Kayrros monitoring shows nine units remain idle and are undergoing repairs at the 502,000 b/d Baton Rouge refinery
Kayrros monitoring shows nine units remain idle and are undergoing repairs at the 502,000 b/d Baton Rouge refinery, the second largest refinery in Louisiana and the fifth largest in the US, after a fire broke out at the facility on February 11.
Kayrros fuses satellite imagery with other unconventional data sources to track staffing levels at all US refineries and identify in which specific units the workforce is focused in near realtime. Kayrros monitoring detected an uptick in on-site personnel at the following processing units of the Baton Rouge plant between February 11 and 12:
- One of two reformers (36.75 kb/d)
- The hydrocracker (25.7 kb/d)
- The aromatics unit (41 kb/d)
- Three of the four crude distillation units, accounting for approximately 290,000 b/d of crude distillation capacity
The accident immediately affected crude and product markets. US Gulf Coast gasoline prices jumped, lifting PADD 3 refinery margins by $1.70 to 4.16 $/bbl on February 12. Margins later continued their ascent, stabilizing around 5 $/b. Price effects spread to PADD 1 as the refinery also supplies New York Harbor. Once the refinery resumes normal operations, prices and margins should re-adjust. Kayrros daily monitoring allows to anticipate the restart by assessing the rate of workforce disengagement.

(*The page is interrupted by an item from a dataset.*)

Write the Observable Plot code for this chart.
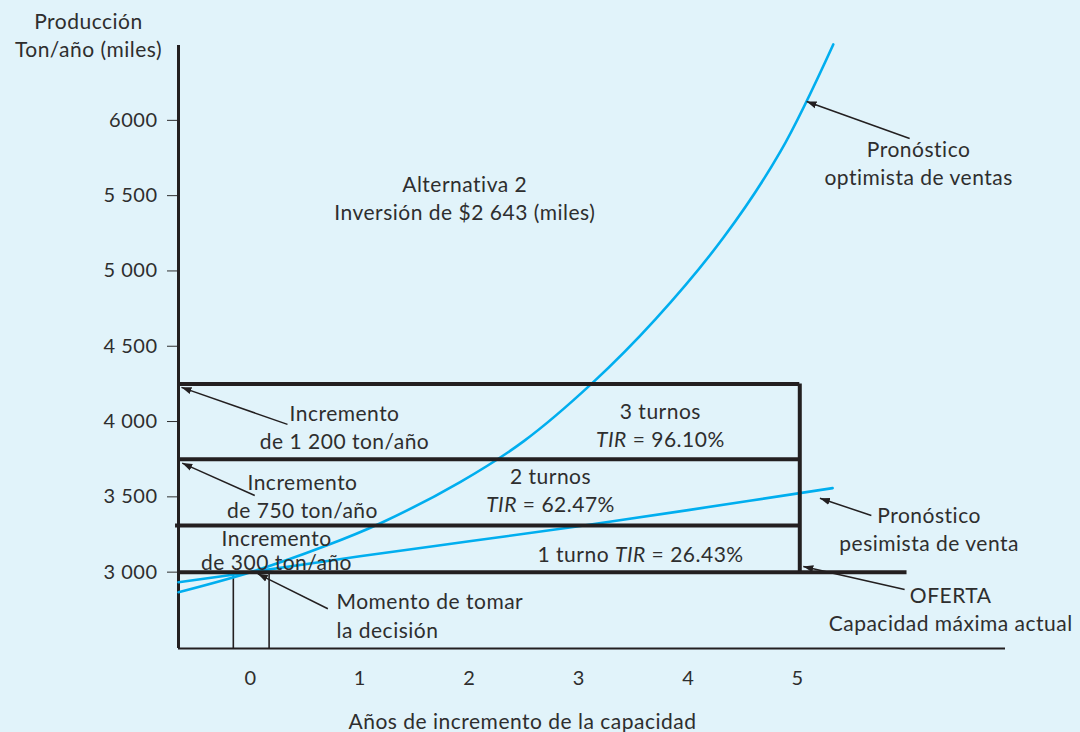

Kayrros leverages daily telecommunication geo-localized data to provide an extensive and granular view into the refining operations across the US. More than 130 refineries are monitored at the unit-level by analyzing deviations in staffing levels and patterns to generate daily alerts. In-house experts precisely identified about 700 processing units in over 70 refineries accounting for 77% of total US refining capacity.